“Qui si chiama fatalità.
Combatti il terrore, prova a dargli faccia e nome”
(Litfiba – Terremoto)
Alle 2.50 di mercoledì scorso, l’ennesima scossa tellurica a Roma. “Richter 5.2” diranno i siti internet già nella prima mattinata. Sufficiente per abbattere la punta dell’obelisco sulla Cristoforo Colombo, quello che riuscivo a vedere dalle finestre dell’ufficio.
Alle 2.50 mi trovavo nel mio letto, a rigirarmi tra i precoci caldi dell’estate romana ed i fumi lievi di una falanghina campana, scorsa troppo abbondantemente durante l’ultima cena “da Franco ar vicoletto”. Pochi istanti per sentire il letto oscillare, muoversi, tremare.

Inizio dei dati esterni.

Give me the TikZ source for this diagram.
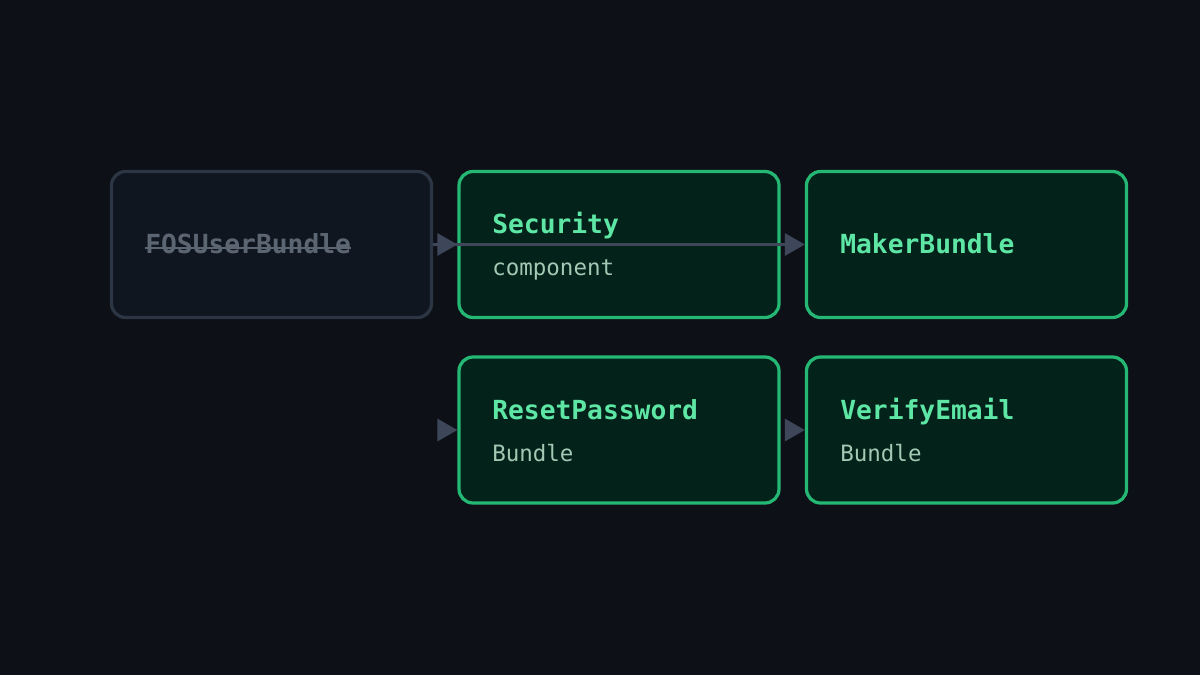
\documentclass[tikz,border=0pt]{standalone}
\usepackage{fontspec}
\setmonofont{DejaVu Sans Mono}
\usepackage{tikz}
\usetikzlibrary{calc,positioning,arrows.meta,backgrounds}

\definecolor{bgcol}{HTML}{0D1117}
\definecolor{oldfill}{HTML}{0F161F}
\definecolor{olddraw}{HTML}{2B3544}
\definecolor{oldtext}{HTML}{5C6572}
\definecolor{newfill}{HTML}{02221A}
\definecolor{newdraw}{HTML}{25B875}
\definecolor{newtitle}{HTML}{5EE6A5}
\definecolor{newsub}{HTML}{A3C9B4}
\definecolor{linkcol}{HTML}{3D4759}

\tikzset{
  box/.style={rectangle, rounded corners=0.35cm, line width=2.3pt,
              minimum width=8.0cm, minimum height=3.65cm, inner sep=0pt},
  oldbox/.style={box, draw=olddraw, fill=oldfill},
  newbox/.style={box, draw=newdraw, fill=newfill},
  title/.style={anchor=base west, inner sep=0pt, text=newtitle,
                font=\ttfamily\bfseries\fontsize{18.7}{22}\selectfont},
  sub/.style={anchor=base west, inner sep=0pt, text=newsub,
              font=\ttfamily\fontsize{16}{19}\selectfont},
  oldtitle/.style={title, text=oldtext},
  link/.style={draw=linkcol, line width=2.2pt,
               -{Triangle[length=0.5cm,width=0.55cm]}},
}

\begin{document}
\begin{tikzpicture}
\fill[bgcol] (0,0) rectangle (30,-16.875);
\useasboundingbox (0,0) rectangle (30,-16.875);

\node[oldbox] (fos)    at (6.7875,-6.1125) {};
\node[newbox] (sec)    at (15.475,-6.1125) {};
\node[newbox] (maker)  at (24.1625,-6.1125) {};
\node[newbox] (reset)  at (15.475,-10.75) {};
\node[newbox] (verify) at (24.1625,-10.75) {};

\node[oldtitle] (fostxt) at (3.625,-6.325) {FOSUserBundle};
\draw[draw=oldtext, line width=1.6pt]
  ([yshift=3.6pt]fostxt.base west) -- ([yshift=3.6pt]fostxt.base east);

\node[title] (sectitle)   at (12.3,-5.825)  {Security};
\node[sub]   (secsub)     at (12.3,-6.875)  {component};
\node[title] (makertitle) at (21.0,-6.325)  {MakerBundle};
\node[title] (resettitle) at (12.3,-10.475) {ResetPassword};
\node[sub]   (resetsub)   at (12.3,-11.525) {Bundle};
\node[title] (veriftitle) at (21.0,-10.475) {VerifyEmail};
\node[sub]   (verifsub)   at (21.0,-11.525) {Bundle};

% connectors
\coordinate (rin) at (10.95,-10.75);
\coordinate (vin) at (19.625,-10.75);
\draw[link] (fos) -- (sec);
\draw[link] (fos.east) -- (maker.west);
\draw[link] (rin) -- (reset);
\draw[link] (vin) -- (verify);
\end{tikzpicture}
\end{document}
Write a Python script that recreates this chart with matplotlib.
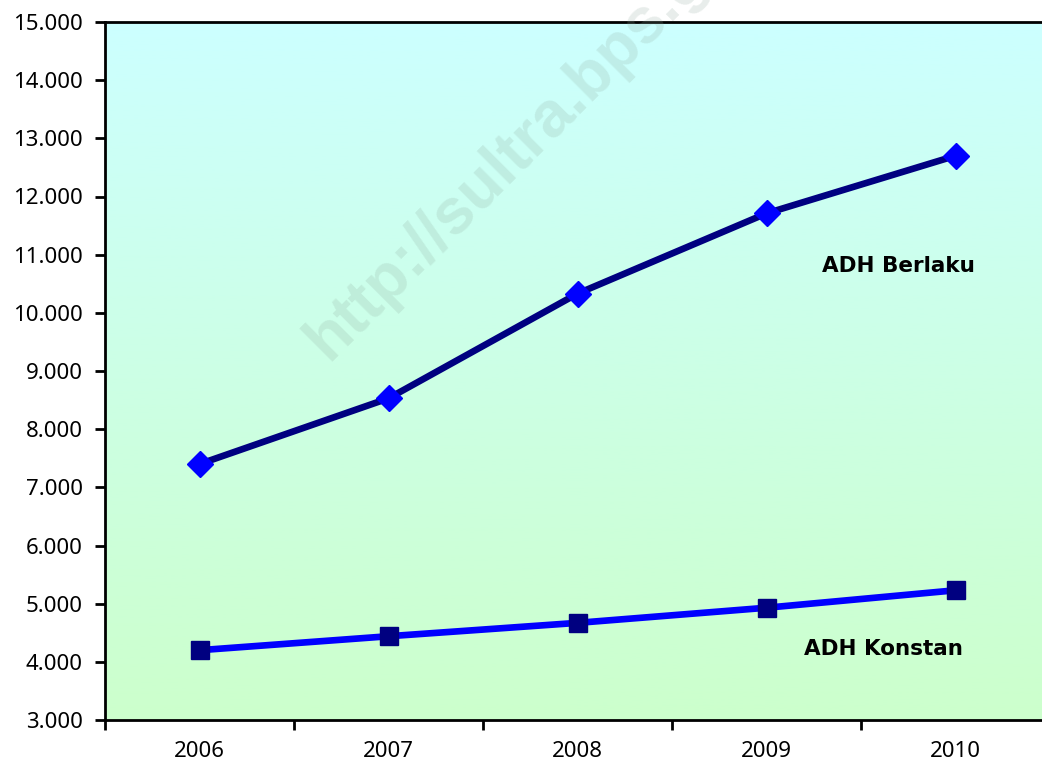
import matplotlib
matplotlib.use('Agg')

import numpy as np
import matplotlib.pyplot as plt
from matplotlib.colors import LinearSegmentedColormap
from matplotlib.ticker import FuncFormatter, MultipleLocator

plt.rcParams['font.family'] = ['Noto Sans', 'DejaVu Sans']

# --- data (miliar rupiah) ---
years = ['2006', '2007', '2008', '2009', '2010']
adh_berlaku = [7400, 8530, 10330, 11710, 12700]
adh_konstan = [4200, 4440, 4670, 4930, 5230]

x = np.arange(len(years))

fig = plt.figure(figsize=(10.42, 7.70), dpi=100)
ax = fig.add_axes([105 / 1042, 50 / 770, 945 / 1042, 698 / 770])

# background gradient cyan -> light green
grad = LinearSegmentedColormap.from_list('bg', ['#ccffcc', '#ccffff'])
ax.imshow(np.linspace(0, 1, 256).reshape(-1, 1), cmap=grad, origin='lower',
          aspect='auto', extent=[0, 1, 0, 1], transform=ax.transAxes, zorder=0)

ax.plot(x, adh_berlaku, color='#000080', linewidth=4.8, marker='D',
        markersize=13.5, markerfacecolor='#0000ff', markeredgecolor='#0000ff',
        zorder=3, clip_on=False)
ax.plot(x, adh_konstan, color='#0000ff', linewidth=4.8, marker='s',
        markersize=13, markerfacecolor='#000080', markeredgecolor='#000080',
        zorder=3, clip_on=False)

ax.text(3.70, 10800, 'ADH Berlaku', fontsize=15.5, fontweight='bold',
        family='DejaVu Sans', ha='center', va='center', zorder=4)
ax.text(3.62, 4220, 'ADH Konstan', fontsize=15.5, fontweight='bold',
        family='DejaVu Sans', ha='center', va='center', zorder=4)

ax.set_xlim(-0.5, 4.5)
ax.set_ylim(3000, 15000)
ax.yaxis.set_major_locator(MultipleLocator(1000))
ax.yaxis.set_major_formatter(FuncFormatter(lambda v, p: f'{int(v):,}'.replace(',', '.')))

# category axis: ticks between categories, labels at centers
ax.set_xticks(np.arange(-0.5, 5.0, 1.0))
ax.set_xticklabels([])
ax.set_xticks(x, minor=True)
ax.set_xticklabels(years, minor=True)
ax.tick_params(axis='x', which='major', direction='out', length=7, width=2)
ax.tick_params(axis='x', which='minor', length=0, pad=15, labelsize=16)
ax.tick_params(axis='y', direction='out', length=7, width=2, pad=9, labelsize=16)

for s in ['left', 'bottom', 'top', 'right']:
    ax.spines[s].set_linewidth(2)
    ax.spines[s].set_color('black')

# watermark
fig.text(328 / 1042, 1 - 362 / 770, 'http://sultra.bps.go.id', fontsize=46,
         fontweight='bold', family='Liberation Sans', color=(0.55, 0.65, 0.6),
         alpha=0.2, rotation=45, rotation_mode='anchor', ha='left',
         va='baseline', zorder=10)

fig.savefig('out.png', dpi=100)
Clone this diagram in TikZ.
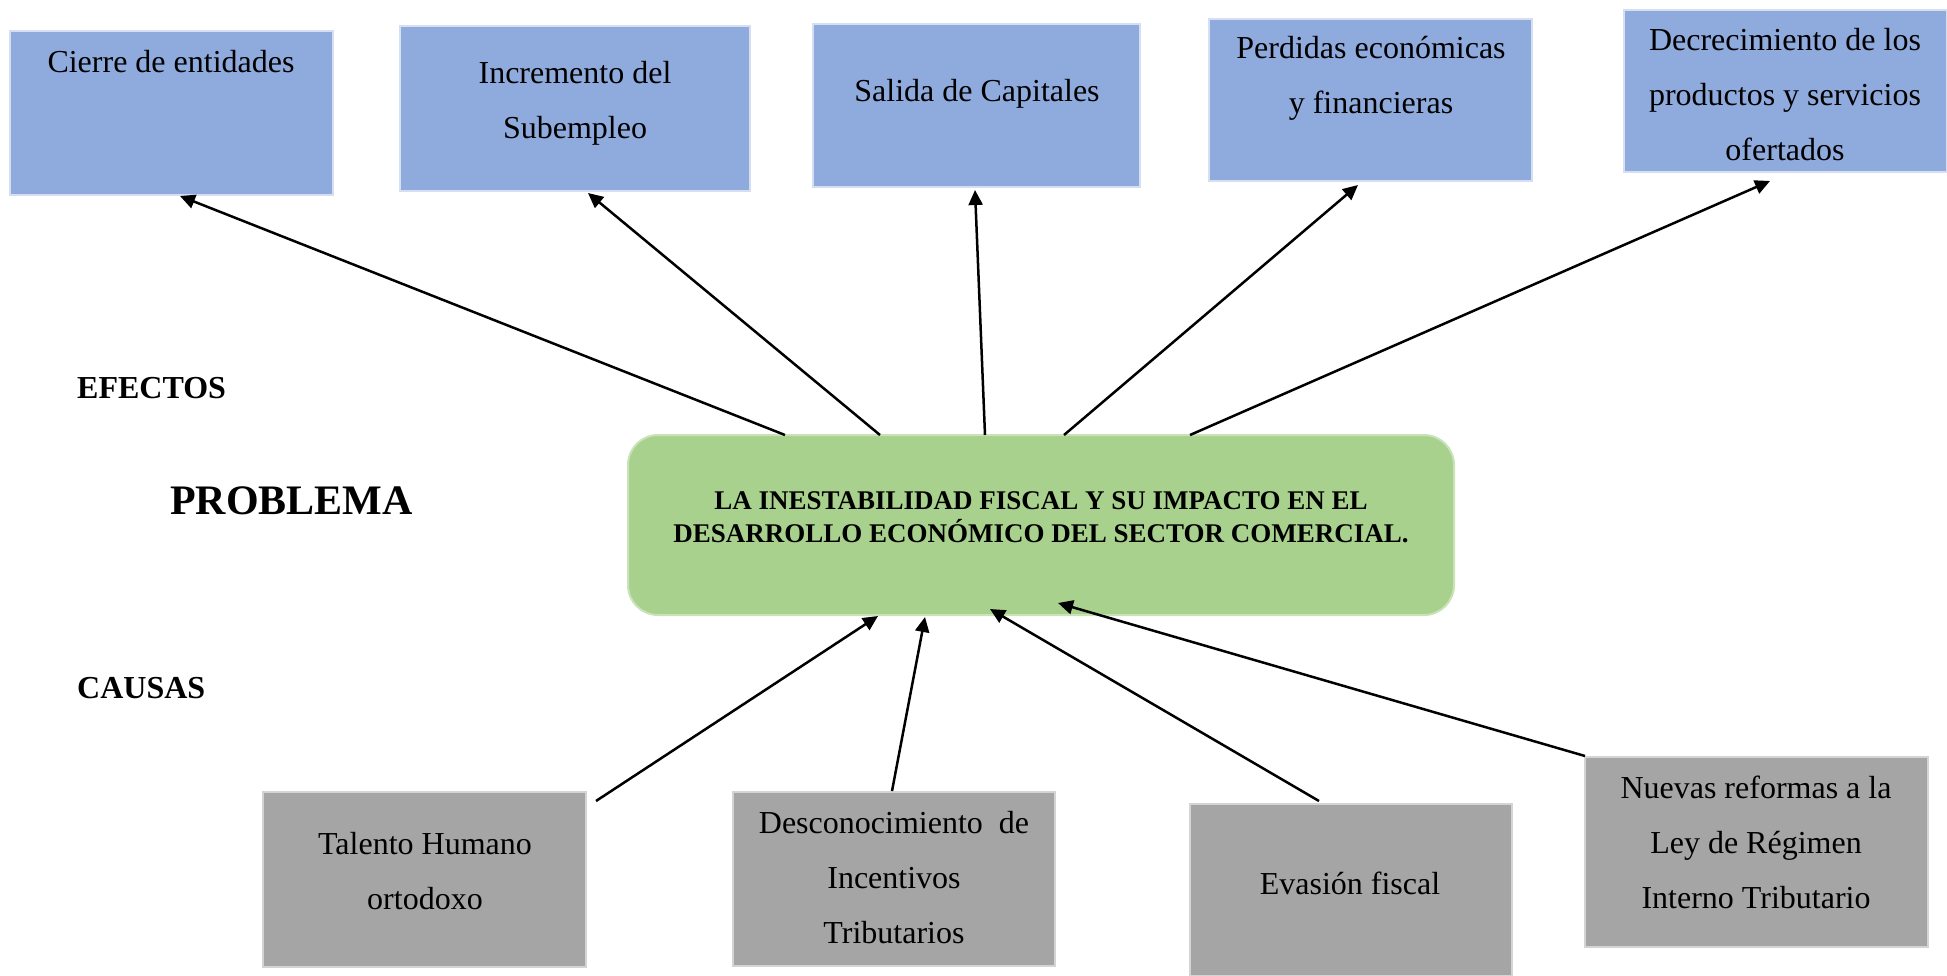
\documentclass[tikz,border=0pt]{standalone}
\usepackage{fontspec}
\setmainfont{Liberation Serif}
\usetikzlibrary{arrows.meta,calc}
\definecolor{bluefill}{HTML}{8FAADC}
\definecolor{blueline}{HTML}{D5DFF1}
\definecolor{greenfill}{HTML}{A9D18E}
\definecolor{greenline}{HTML}{C9E3B8}
\definecolor{grayfill}{HTML}{A5A5A5}
\definecolor{grayline}{HTML}{D4D4D4}
\begin{document}
\begin{tikzpicture}[x=1pt,y=-1pt,
  boxbase/.style={line width=2pt, inner sep=0pt, outer sep=0pt, anchor=north west},
  bluebox/.style={boxbase, draw=blueline, fill=bluefill},
  graybox/.style={boxbase, draw=grayline, fill=grayfill},
  greenbox/.style={boxbase, draw=greenline, fill=greenfill, rounded corners=30pt},
  txt/.style={align=center, inner sep=0pt, font=\fontsize{32}{55}\selectfont},
  titletxt/.style={align=center, inner sep=0pt, font=\fontsize{27}{29}\selectfont\bfseries},
  lbl/.style={anchor=west, inner sep=0pt, font=\fontsize{32}{38}\selectfont\bfseries},
  arr/.style={line width=2.5pt, -{Triangle[length=15pt,width=14pt]}}
]
\useasboundingbox (0,0) rectangle (1947,975);

% effect boxes
\node[bluebox, minimum width=323pt, minimum height=164pt] (cierre) at (10,31) {};
\node[bluebox, minimum width=350pt, minimum height=165pt] (incr) at (400,26) {};
\node[bluebox, minimum width=327pt, minimum height=163pt] (salida) at (813,24) {};
\node[bluebox, minimum width=323pt, minimum height=162pt] (perd) at (1209,19) {};
\node[bluebox, minimum width=323pt, minimum height=162pt] (decr) at (1624,10) {};

\node[txt] (tcierre) at (171,61.5) {\strut Cierre de entidades};
\node[txt] (tincr) at (575,100) {\strut Incremento del\\\strut Subempleo};
\node[txt] (tsalida) at (977,90.5) {\strut Salida de Capitales};
\node[txt] (tperd) at (1371,75) {\strut Perdidas económicas\\\strut y financieras};
\node[txt] (tdecr) at (1785,94.5) {\strut Decrecimiento de los\\\strut productos y servicios\\\strut ofertados};

% problem
\node[greenbox, minimum width=826pt, minimum height=180pt] (prob) at (628,435) {};
\node[titletxt] (tprob) at (1041,520) {\strut LA INESTABILIDAD FISCAL Y SU IMPACTO EN EL\\\strut DESARROLLO ECONÓMICO DEL SECTOR COMERCIAL.};

% cause boxes
\node[graybox, minimum width=323pt, minimum height=175pt] (talento) at (263,792) {};
\node[graybox, minimum width=322pt, minimum height=174pt] (desc) at (733,792) {};
\node[graybox, minimum width=322pt, minimum height=172pt] (evasion) at (1190,804) {};
\node[graybox, minimum width=343pt, minimum height=190pt] (nuevas) at (1585,757) {};

\node[txt] (ttalento) at (425,870.5) {\strut Talento Humano\\\strut ortodoxo};
\node[txt] (tdesc) at (894,877.5) {\strut Desconocimiento\ \ de\\\strut Incentivos\\\strut Tributarios};
\node[txt] (tevasion) at (1350,883.5) {\strut Evasión fiscal};
\node[txt] (tnuevas) at (1756,842.5) {\strut Nuevas reformas a la\\\strut Ley de Régimen\\\strut Interno Tributario};

% side labels
\node[lbl] (efectos) at (77,388) {EFECTOS};
\node[lbl, font=\fontsize{42}{50}\selectfont\bfseries] (problema) at (170,501) {PROBLEMA};
\node[lbl] (causas) at (77,688) {CAUSAS};

% effect arrows
\draw[arr] ($(prob.north west)+(157,0)$) -- ($(cierre.south west)+(170,1)$);
\draw[arr] ($(prob.north west)+(252,0)$) -- ($(incr.south west)+(188,2)$);
\draw[arr] ($(prob.north west)+(357,0)$) -- ($(salida.south west)+(162,3)$);
\draw[arr] ($(prob.north west)+(436,0)$) -- ($(perd.south west)+(149,4)$);
\draw[arr] ($(prob.north west)+(562,0)$) -- ($(decr.south west)+(146,9)$);

% cause arrows
\draw[arr] ($(talento.north east)+(10,9)$) -- ($(prob.south west)+(250,1)$);
\draw[arr] ($(desc.north)+(-2,-1)$) -- ($(prob.south west)+(297,2)$);
\draw[arr] ($(evasion.north west)+(129,-3)$) -- ($(prob.south west)+(362,-6)$);
\draw[arr] ($(nuevas.north west)+(0,-1)$) -- ($(prob.south west)+(430,-12)$);
\end{tikzpicture}
\end{document}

Qualche secondo per focalizzare la situazione e rendermi conto che questa volta si trattava del terremoto, non dell’ingombrante esuberanza della stanza a fianco. Nel dormiveglia, un lampo di lucidità. Mi sono detto: “se non termina entro il 3 (1, 2 e…3!), devo alzarmi e fare qualcosa”. Pochi secondi, che mi sono parsi minuti lunghissimi, e tutto si ferma. “Bene”, mi rassicuro. Giro il fianco e riprendo impassibilmente il sonno.
Pochissime volte in vita mia mi sono accorto dei terremoti, quasi mai ho avvertito pericoli di questo genere. Non so perché, ma in questi frangenti non ho nemmeno la sensazione del rischio. Ieri ho ripreso tranquillamente a dormire, ma accade anche in montagna, dove ho poca paura degli azzardi e dei pericoli incombenti e sono sempre gli altri a tirarmi indietro. Oppure col fuoco e i botti, che anzi mi attraggono. Superomismo? Non direi. Ho il terrore dei topi e degli uccelli, delle grotte e dell’acqua buia.
Paura e coraggio, panico e fermezza… poi mi chiedo quanto siamo grandi noi nel dominare queste situazioni con il nostro comportamento e quanto invece lo siano il destino, il fato, il caso, Dio, nel sormontarci, qualunque siano le nostre reazioni. Le solite domande, insomma, alle quali mai saprò dare risposta.